# best lock on



## 00buck (Nov 6, 2009)

looking to buy a lock on for bow hunting. any recommendations.


----------



## Kennesawhunter (Nov 6, 2009)

I have the LoneWolf Alpha and the Millennium M100 Hang on
Both are great. I use them 2 diffrent ways. The LoneWolf I use my LoneWolf sticks and put up and take down every time. The Millennium You buy several brackets and either use 20 ft stick ladders or tree screw in steps and carry the stand in 14 lbs. It sits great.
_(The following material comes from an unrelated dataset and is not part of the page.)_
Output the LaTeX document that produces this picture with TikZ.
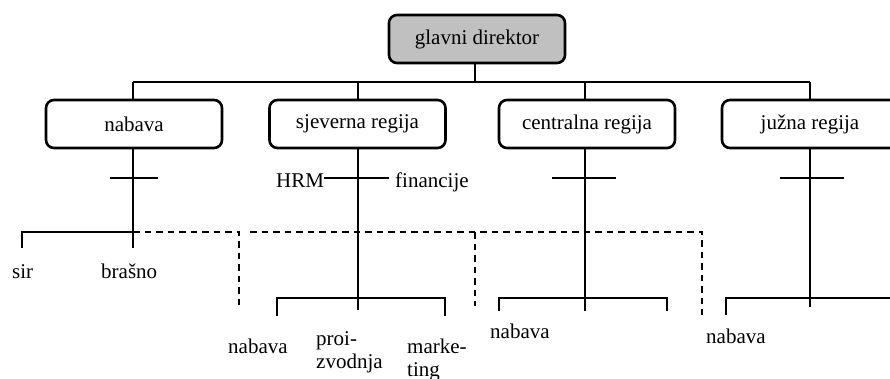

I would use extra strap on bottom of stand but I ve sat for 6 hours and been very comfortable.( Get the chill pad because the seat gets cold)  Good Luck


----------



## shiny 308 (Nov 6, 2009)

go to dicks and get the one with the shootn rail ,, they r cheap and comfortable. by the way look thourgh the rules and regs book for fishing and theres a $10 off coupon!!!


----------



## Brad (Dec 9, 2009)

Millenium all the way,I have one stand and about five brackets,and I can hang them in about 15 seconds. You just have your tree prepared with sticks or screw in steps and the bracket hanging there and just slide the stand into the bracket and youre ready to hunt. Like was said before a strap on the bottom would secure it better but the only time it wobbles is getting into and out of and yes the seat does get cold.


----------



## Rhinoman (Dec 13, 2009)

I've bought eight lock ons from walmart the last 3 years when they were on sale. Last year they were ameristep this year they are remington. Same stands every year,just another name on them, never had a problem. Last year they were 25.00 this year 38.00. I know there cheap, but great stands to bow hunt from.


----------



## Just 1 More (Dec 13, 2009)

If you want cheap ,, then whatever Wal-Mart has will be fine.. You won't catch my butt sitting on one of those... 
If you want good, safe and COMFORTABLE.. Look at the Gorilla King King series.. I especially like my Pro XL
http://www.gorillatreestands.com/cms/content/pro-series-king-kong-hx


----------



## winford (May 5, 2010)

ive found if the seat is small= uncomfortable.  had them all and nothing beats the lone wolf alpha. 12 x 14 seat  or larger is the ticket for comfort in a hang on.


----------